Growth of 2.3% in all types of card fraud during the year, to $574 million, was significantly outstripped by 5.4% growth in card spending overall, to $789 billion.

The improved card fraud figures come as online retailers and payments service providers adjust to a new framework for reducing CNP fraud that took effect on 1 July.

Developed after close consultation with financial institutions, retailers, card schemes and other e-commerce participants, the CNP Fraud Mitigation Framework includes targets for card issuers to reduce CNP fraud and increased use of multi-factor authentication in verifying online transactions.

AusPayNet CEO, Andy White, said the latest fraud data were encouraging, showing both a decline in the fraud rate generally and a leveling-off in CNP fraud specifically.

"Reducing the space for CNP fraudsters to operate is an industry priority and the new framework is a major step in further stimulating the uptake of CNP fraud counter-measures across the e-commerce community."

"People buying goods online may have noticed enhanced steps to have their details verified and they should take confidence from that," said Mr White.

The AusPayNet data show a continued decline in card skimming/counterfeit fraud, down by 37% to $19.5 million, the lowest-ever level recorded.

"Chip technology has radically reduced counterfeit fraud," Mr White said.

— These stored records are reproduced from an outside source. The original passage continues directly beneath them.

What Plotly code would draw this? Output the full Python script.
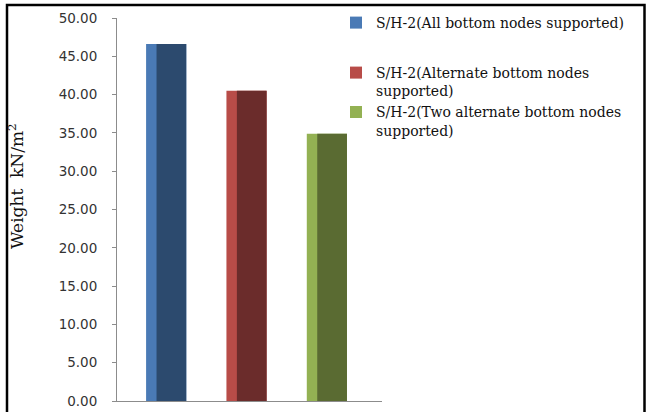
import plotly.graph_objects as go

# ---- data ----
legend_labels = [
    "S/H-2(All bottom nodes supported)",
    "S/H-2(Alternate bottom nodes<br>supported)",
    "S/H-2(Two alternate bottom nodes<br>supported)",
]
weights = [46.6, 40.5, 34.9]
y_ticks = [0, 5, 10, 15, 20, 25, 30, 35, 40, 45, 50]
y_title = "Weight\u00a0\u00a0kN/m<sup>2</sup>"

light_colors = ["#4a7ab5", "#b84c48", "#93b153"]
dark_colors = ["#2c4a6e", "#6b2c2b", "#5a6b32"]
legend_ids = ["legend", "legend2", "legend2"]

W, H = 646, 412
L, R, T, B = 117, 382, 18, 401  # plot area in px


def px_x(px):
    return (px - L) / (R - L)


def px_y(py):
    return (B - py) / (B - T)


fig = go.Figure()
for i, (name, val) in enumerate(zip(legend_labels, weights)):
    fig.add_trace(go.Bar(
        x=[i], y=[val], name=name,
        width=0.5, offset=-0.25,
        marker=dict(color=light_colors[i], line=dict(width=0)),
        legendgroup=f"g{i}", showlegend=True, legend=legend_ids[i],
    ))
    fig.add_trace(go.Bar(
        x=[i], y=[val], name=name,
        width=0.37, offset=-0.12,
        marker=dict(color=dark_colors[i], line=dict(width=0)),
        legendgroup=f"g{i}", showlegend=False, legend=legend_ids[i],
    ))

legend_font = dict(family="DejaVu Serif", size=14, color="#111111")
fig.update_layout(
    width=W, height=H,
    margin=dict(l=L, r=W - R, t=T, b=H - B, pad=0, autoexpand=False),
    paper_bgcolor="white", plot_bgcolor="white",
    barmode="overlay",
    showlegend=True,
    legend=dict(
        x=px_x(336), y=px_y(7), xanchor="left", yanchor="top",
        font=legend_font, valign="top", tracegroupgap=0,
        bgcolor="rgba(0,0,0,0)", itemwidth=30,
    ),
    legend2=dict(
        x=px_x(336), y=px_y(57), xanchor="left", yanchor="top",
        font=legend_font, valign="top", tracegroupgap=0,
        bgcolor="rgba(0,0,0,0)", itemwidth=30,
    ),
    xaxis=dict(
        range=[-0.612, 2.686], showticklabels=False, ticks="",
        showgrid=False, zeroline=False, automargin=False,
        showline=True, linecolor="#8c8c8c", linewidth=1,
        fixedrange=True,
    ),
    yaxis=dict(
        range=[0, 50], tickvals=y_ticks, tickformat=".2f",
        ticks="outside", ticklen=4, tickcolor="#8c8c8c",
        ticklabelstandoff=12, automargin=False,
        tickfont=dict(family="DejaVu Sans", size=13.5, color="#333333"),
        showgrid=False, zeroline=False,
        showline=True, linecolor="#8c8c8c", linewidth=1,
        fixedrange=True,
    ),
    annotations=[dict(
        text=y_title, textangle=-90,
        x=px_x(16), y=px_y(186), xref="paper", yref="paper",
        xanchor="center", yanchor="middle", showarrow=False,
        font=dict(family="DejaVu Serif", size=17, color="#111111"),
    )],
    shapes=[dict(
        type="rect", xref="paper", yref="paper",
        x0=px_x(7), x1=px_x(644.5), y0=px_y(430), y1=px_y(5),
        line=dict(color="black", width=2.5), fillcolor="rgba(0,0,0,0)",
        layer="above",
    )],
)

fig.write_html("out.html")
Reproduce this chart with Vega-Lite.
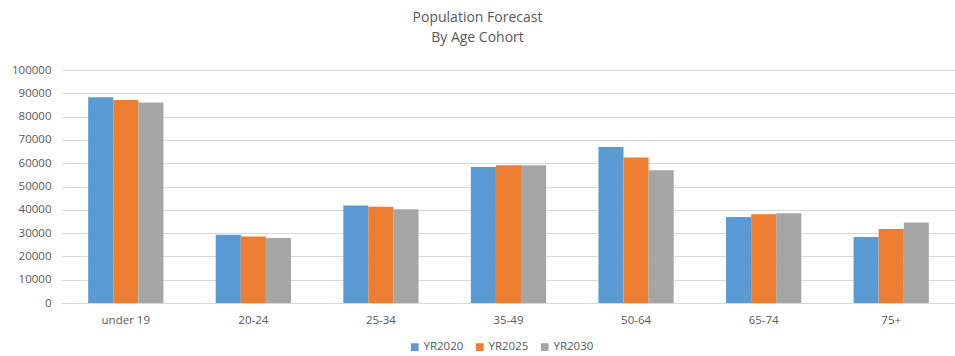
{
  "$schema": "https://vega.github.io/schema/vega-lite/v6.json",
  "autosize": "none",
  "width": 893,
  "height": 233,
  "padding": {"left": 62, "top": 70, "right": 0, "bottom": 53},
  "background": "white",
  "title": {
    "text": ["Population Forecast", "By Age Cohort"],
    "anchor": "middle",
    "frame": "group",
    "dx": -31,
    "offset": 19,
    "font": "Open Sans",
    "fontSize": 14,
    "fontWeight": "normal",
    "color": "#595959",
    "lineHeight": 20
  },
  "config": {
    "view": {"stroke": null},
    "font": "Open Sans",
    "axis": {"labelColor": "#595959", "labelFontSize": 11.5, "labelFont": "Open Sans"},
    "legend": {"labelColor": "#595959", "labelFontSize": 11.5, "labelFont": "Open Sans"}
  },
  "data": {
    "values": [
      {"cohort": "under 19", "year": "YR2020", "population": 88300},
      {"cohort": "under 19", "year": "YR2025", "population": 87100},
      {"cohort": "under 19", "year": "YR2030", "population": 86000},
      {"cohort": "20-24", "year": "YR2020", "population": 29300},
      {"cohort": "20-24", "year": "YR2025", "population": 28500},
      {"cohort": "20-24", "year": "YR2030", "population": 27900},
      {"cohort": "25-34", "year": "YR2020", "population": 41800},
      {"cohort": "25-34", "year": "YR2025", "population": 41300},
      {"cohort": "25-34", "year": "YR2030", "population": 40200},
      {"cohort": "35-49", "year": "YR2020", "population": 58400},
      {"cohort": "35-49", "year": "YR2025", "population": 59100},
      {"cohort": "35-49", "year": "YR2030", "population": 59100},
      {"cohort": "50-64", "year": "YR2020", "population": 67000},
      {"cohort": "50-64", "year": "YR2025", "population": 62400},
      {"cohort": "50-64", "year": "YR2030", "population": 57000},
      {"cohort": "65-74", "year": "YR2020", "population": 36900},
      {"cohort": "65-74", "year": "YR2025", "population": 38100},
      {"cohort": "65-74", "year": "YR2030", "population": 38500},
      {"cohort": "75+", "year": "YR2020", "population": 28300},
      {"cohort": "75+", "year": "YR2025", "population": 31800},
      {"cohort": "75+", "year": "YR2030", "population": 34600}
    ]
  },
  "mark": {"type": "bar"},
  "encoding": {
    "x": {
      "field": "cohort",
      "type": "nominal",
      "sort": null,
      "title": null,
      "scale": {"paddingInner": 0.41, "paddingOuter": 0.205},
      "axis": {
        "labelAngle": 0,
        "ticks": false,
        "domain": true,
        "domainColor": "#D9D9D9",
        "labelPadding": 11
      }
    },
    "xOffset": {"field": "year", "type": "nominal"},
    "y": {
      "field": "population",
      "type": "quantitative",
      "title": null,
      "scale": {"domain": [0, 100000]},
      "axis": {
        "values": [0, 10000, 20000, 30000, 40000, 50000, 60000, 70000, 80000, 90000, 100000],
        "format": "d",
        "domain": false,
        "ticks": false,
        "gridColor": "#D9D9D9",
        "labelPadding": 11
      }
    },
    "color": {
      "field": "year",
      "type": "nominal",
      "title": null,
      "scale": {"domain": ["YR2020", "YR2025", "YR2030"], "range": ["#5B9BD5", "#ED7D31", "#A5A5A5"]},
      "legend": {
        "orient": "none",
        "legendX": 347,
        "legendY": 271,
        "direction": "horizontal",
        "symbolType": "square",
        "symbolSize": 60,
        "symbolOffset": 0,
        "labelOffset": 3,
        "columnPadding": 10
      }
    }
  }
}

Fraud related to lost or stolen cards was up 37% to $55.5 million, accounting for 10% of all card fraud. To protect against theft, AusPayNet advises cardholders to always keep their card and PIN safe, install a lockable mailbox, clear mail daily and, if they are away for an extended period, to have their mail held at the post office or collected by a friend.

Mr White said there were also simple things consumers could do to help the fight against online fraud.

"Only provide your card details on secure and trusted websites – look for the locked padlock icon. Be wary of offers that look too good to be true and be suspicious of unsolicited emails and text messages from people you don’t know. Don’t click on links provided and never divulge confidential data such as your password," he said.

AusPayNet also advises that cardholders:

  • Register for and use their financial institution’s online fraud prevention solutions whenever prompted
  • Keep PC security software up-to-date and do a full scan often
  • Regularly check statements and report any unusual transactions to their financial institution immediately.

The latest fraud data is available on the AusPayNet website.